SHORT TASK
Transcribe the data in full and exactly, omitting any pictures.

+-------+

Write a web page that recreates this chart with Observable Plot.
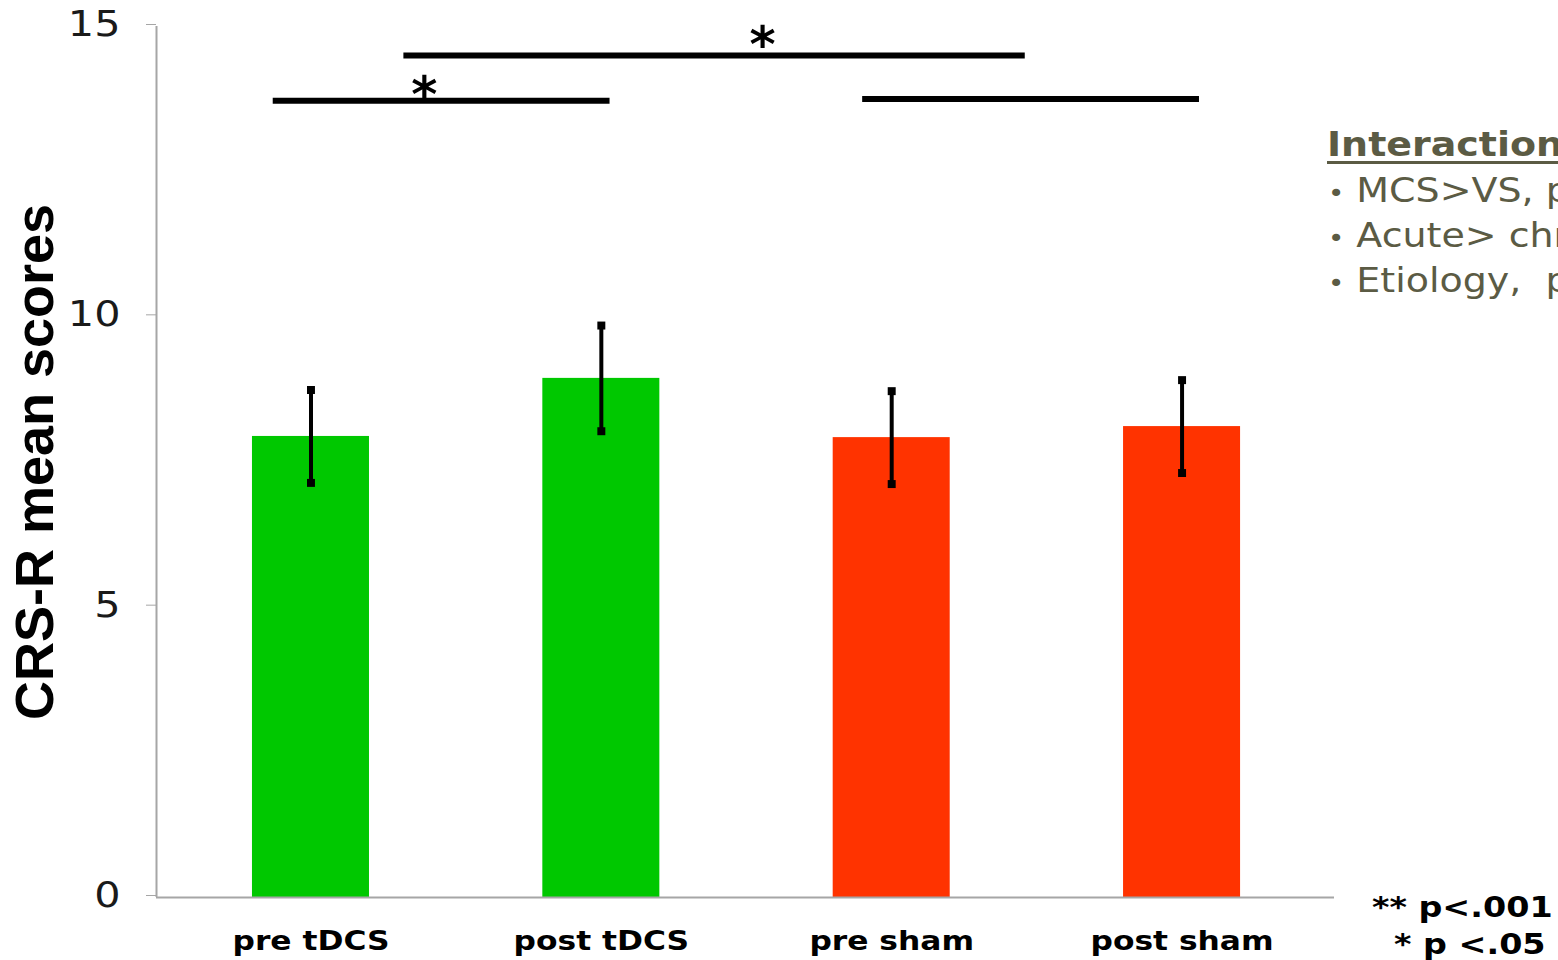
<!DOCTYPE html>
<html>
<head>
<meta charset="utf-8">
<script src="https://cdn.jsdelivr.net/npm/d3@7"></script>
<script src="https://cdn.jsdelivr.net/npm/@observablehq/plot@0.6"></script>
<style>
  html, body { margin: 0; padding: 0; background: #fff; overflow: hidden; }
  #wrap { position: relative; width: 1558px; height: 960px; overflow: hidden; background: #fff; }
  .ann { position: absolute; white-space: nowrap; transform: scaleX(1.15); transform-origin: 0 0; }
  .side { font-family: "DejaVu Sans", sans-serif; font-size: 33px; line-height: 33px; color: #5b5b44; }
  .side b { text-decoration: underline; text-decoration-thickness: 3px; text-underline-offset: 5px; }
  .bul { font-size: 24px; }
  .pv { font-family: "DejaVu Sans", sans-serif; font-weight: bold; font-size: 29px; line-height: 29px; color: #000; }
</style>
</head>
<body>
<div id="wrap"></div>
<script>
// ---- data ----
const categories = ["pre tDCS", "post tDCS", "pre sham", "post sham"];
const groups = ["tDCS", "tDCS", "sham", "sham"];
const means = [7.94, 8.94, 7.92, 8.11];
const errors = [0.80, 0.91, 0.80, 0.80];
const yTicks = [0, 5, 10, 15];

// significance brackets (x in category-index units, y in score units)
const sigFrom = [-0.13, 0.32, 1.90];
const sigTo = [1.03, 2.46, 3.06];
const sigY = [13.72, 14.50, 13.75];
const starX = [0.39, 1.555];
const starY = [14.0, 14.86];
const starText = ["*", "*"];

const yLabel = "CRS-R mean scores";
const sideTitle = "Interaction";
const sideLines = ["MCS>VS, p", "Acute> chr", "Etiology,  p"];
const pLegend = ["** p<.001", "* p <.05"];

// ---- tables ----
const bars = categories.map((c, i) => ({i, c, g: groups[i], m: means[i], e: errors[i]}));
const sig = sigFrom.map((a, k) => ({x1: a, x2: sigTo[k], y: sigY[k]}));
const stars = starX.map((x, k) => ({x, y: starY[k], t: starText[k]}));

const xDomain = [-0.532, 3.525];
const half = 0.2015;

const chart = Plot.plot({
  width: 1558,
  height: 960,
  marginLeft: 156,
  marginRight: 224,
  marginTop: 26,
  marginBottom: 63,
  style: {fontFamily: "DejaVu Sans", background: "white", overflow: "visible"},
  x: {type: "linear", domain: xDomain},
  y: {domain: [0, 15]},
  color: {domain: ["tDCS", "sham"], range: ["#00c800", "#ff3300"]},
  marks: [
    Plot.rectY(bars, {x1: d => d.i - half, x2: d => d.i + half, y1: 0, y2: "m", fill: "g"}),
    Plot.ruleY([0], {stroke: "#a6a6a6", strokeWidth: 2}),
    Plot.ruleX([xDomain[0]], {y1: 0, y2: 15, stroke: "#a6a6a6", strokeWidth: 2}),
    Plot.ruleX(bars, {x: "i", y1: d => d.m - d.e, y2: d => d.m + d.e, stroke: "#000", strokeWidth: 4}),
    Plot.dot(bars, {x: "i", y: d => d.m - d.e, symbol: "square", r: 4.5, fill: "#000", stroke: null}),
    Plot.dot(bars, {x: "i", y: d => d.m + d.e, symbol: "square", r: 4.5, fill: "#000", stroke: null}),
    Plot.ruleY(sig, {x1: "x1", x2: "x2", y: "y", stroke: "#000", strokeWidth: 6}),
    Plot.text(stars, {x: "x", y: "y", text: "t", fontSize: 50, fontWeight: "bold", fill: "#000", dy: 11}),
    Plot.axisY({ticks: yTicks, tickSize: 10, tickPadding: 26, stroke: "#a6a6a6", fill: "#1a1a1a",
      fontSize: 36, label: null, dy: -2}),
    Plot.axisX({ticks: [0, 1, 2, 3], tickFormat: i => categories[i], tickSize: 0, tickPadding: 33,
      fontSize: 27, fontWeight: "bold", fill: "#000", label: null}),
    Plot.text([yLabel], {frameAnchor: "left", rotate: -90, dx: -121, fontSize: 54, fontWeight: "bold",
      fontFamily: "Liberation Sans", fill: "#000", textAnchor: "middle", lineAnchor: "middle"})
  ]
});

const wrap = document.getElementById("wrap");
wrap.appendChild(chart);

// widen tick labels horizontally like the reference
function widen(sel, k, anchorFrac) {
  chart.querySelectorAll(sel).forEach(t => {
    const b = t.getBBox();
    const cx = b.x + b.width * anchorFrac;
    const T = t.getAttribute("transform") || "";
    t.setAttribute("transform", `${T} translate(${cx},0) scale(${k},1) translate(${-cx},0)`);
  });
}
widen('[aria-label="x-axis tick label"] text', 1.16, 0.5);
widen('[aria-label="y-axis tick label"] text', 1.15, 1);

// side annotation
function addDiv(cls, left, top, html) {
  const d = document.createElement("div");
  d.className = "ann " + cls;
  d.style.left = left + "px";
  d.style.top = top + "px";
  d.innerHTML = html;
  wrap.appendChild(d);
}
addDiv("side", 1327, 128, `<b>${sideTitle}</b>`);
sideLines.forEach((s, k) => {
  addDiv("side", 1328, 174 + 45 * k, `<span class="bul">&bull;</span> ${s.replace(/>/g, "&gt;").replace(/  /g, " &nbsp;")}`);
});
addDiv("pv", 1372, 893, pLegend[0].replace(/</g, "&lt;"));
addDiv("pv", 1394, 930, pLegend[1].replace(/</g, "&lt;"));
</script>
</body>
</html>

+-------+

RESPONSE TO THIS EXERCISE
Write a web page that recreates this chart with Observable Plot.
<!DOCTYPE html>
<html>
<head>
<meta charset="utf-8">
<script src="https://cdn.jsdelivr.net/npm/d3@7"></script>
<script src="https://cdn.jsdelivr.net/npm/@observablehq/plot@0.6"></script>
<style>
  html, body { margin: 0; padding: 0; background: #fff; overflow: hidden; }
  #wrap { position: relative; width: 1558px; height: 960px; overflow: hidden; background: #fff; }
  .ann { position: absolute; white-space: nowrap; transform: scaleX(1.15); transform-origin: 0 0; }
  .side { font-family: "DejaVu Sans", sans-serif; font-size: 33px; line-height: 33px; color: #5b5b44; }
  .side b { text-decoration: underline; text-decoration-thickness: 3px; text-underline-offset: 5px; }
  .bul { font-size: 24px; }
  .pv { font-family: "DejaVu Sans", sans-serif; font-weight: bold; font-size: 29px; line-height: 29px; color: #000; }
</style>
</head>
<body>
<div id="wrap"></div>
<script>
// ---- data ----
const categories = ["pre tDCS", "post tDCS", "pre sham", "post sham"];
const groups = ["tDCS", "tDCS", "sham", "sham"];
const means = [7.94, 8.94, 7.92, 8.11];
const errors = [0.80, 0.91, 0.80, 0.80];
const yTicks = [0, 5, 10, 15];

// significance brackets (x in category-index units, y in score units)
const sigFrom = [-0.13, 0.32, 1.90];
const sigTo = [1.03, 2.46, 3.06];
const sigY = [13.72, 14.50, 13.75];
const starX = [0.39, 1.555];
const starY = [14.0, 14.86];
const starText = ["*", "*"];

const yLabel = "CRS-R mean scores";
const sideTitle = "Interaction";
const sideLines = ["MCS>VS, p", "Acute> chr", "Etiology,  p"];
const pLegend = ["** p<.001", "* p <.05"];

// ---- tables ----
const bars = categories.map((c, i) => ({i, c, g: groups[i], m: means[i], e: errors[i]}));
const sig = sigFrom.map((a, k) => ({x1: a, x2: sigTo[k], y: sigY[k]}));
const stars = starX.map((x, k) => ({x, y: starY[k], t: starText[k]}));

const xDomain = [-0.532, 3.525];
const half = 0.2015;

const chart = Plot.plot({
  width: 1558,
  height: 960,
  marginLeft: 156,
  marginRight: 224,
  marginTop: 26,
  marginBottom: 63,
  style: {fontFamily: "DejaVu Sans", background: "white", overflow: "visible"},
  x: {type: "linear", domain: xDomain},
  y: {domain: [0, 15]},
  color: {domain: ["tDCS", "sham"], range: ["#00c800", "#ff3300"]},
  marks: [
    Plot.rectY(bars, {x1: d => d.i - half, x2: d => d.i + half, y1: 0, y2: "m", fill: "g"}),
    Plot.ruleY([0], {stroke: "#a6a6a6", strokeWidth: 2}),
    Plot.ruleX([xDomain[0]], {y1: 0, y2: 15, stroke: "#a6a6a6", strokeWidth: 2}),
    Plot.ruleX(bars, {x: "i", y1: d => d.m - d.e, y2: d => d.m + d.e, stroke: "#000", strokeWidth: 4}),
    Plot.dot(bars, {x: "i", y: d => d.m - d.e, symbol: "square", r: 4.5, fill: "#000", stroke: null}),
    Plot.dot(bars, {x: "i", y: d => d.m + d.e, symbol: "square", r: 4.5, fill: "#000", stroke: null}),
    Plot.ruleY(sig, {x1: "x1", x2: "x2", y: "y", stroke: "#000", strokeWidth: 6}),
    Plot.text(stars, {x: "x", y: "y", text: "t", fontSize: 50, fontWeight: "bold", fill: "#000", dy: 11}),
    Plot.axisY({ticks: yTicks, tickSize: 10, tickPadding: 26, stroke: "#a6a6a6", fill: "#1a1a1a",
      fontSize: 36, label: null, dy: -2}),
    Plot.axisX({ticks: [0, 1, 2, 3], tickFormat: i => categories[i], tickSize: 0, tickPadding: 33,
      fontSize: 27, fontWeight: "bold", fill: "#000", label: null}),
    Plot.text([yLabel], {frameAnchor: "left", rotate: -90, dx: -121, fontSize: 54, fontWeight: "bold",
      fontFamily: "Liberation Sans", fill: "#000", textAnchor: "middle", lineAnchor: "middle"})
  ]
});

const wrap = document.getElementById("wrap");
wrap.appendChild(chart);

// widen tick labels horizontally like the reference
function widen(sel, k, anchorFrac) {
  chart.querySelectorAll(sel).forEach(t => {
    const b = t.getBBox();
    const cx = b.x + b.width * anchorFrac;
    const T = t.getAttribute("transform") || "";
    t.setAttribute("transform", `${T} translate(${cx},0) scale(${k},1) translate(${-cx},0)`);
  });
}
widen('[aria-label="x-axis tick label"] text', 1.16, 0.5);
widen('[aria-label="y-axis tick label"] text', 1.15, 1);

// side annotation
function addDiv(cls, left, top, html) {
  const d = document.createElement("div");
  d.className = "ann " + cls;
  d.style.left = left + "px";
  d.style.top = top + "px";
  d.innerHTML = html;
  wrap.appendChild(d);
}
addDiv("side", 1327, 128, `<b>${sideTitle}</b>`);
sideLines.forEach((s, k) => {
  addDiv("side", 1328, 174 + 45 * k, `<span class="bul">&bull;</span> ${s.replace(/>/g, "&gt;").replace(/  /g, " &nbsp;")}`);
});
addDiv("pv", 1372, 893, pLegend[0].replace(/</g, "&lt;"));
addDiv("pv", 1394, 930, pLegend[1].replace(/</g, "&lt;"));
</script>
</body>
</html>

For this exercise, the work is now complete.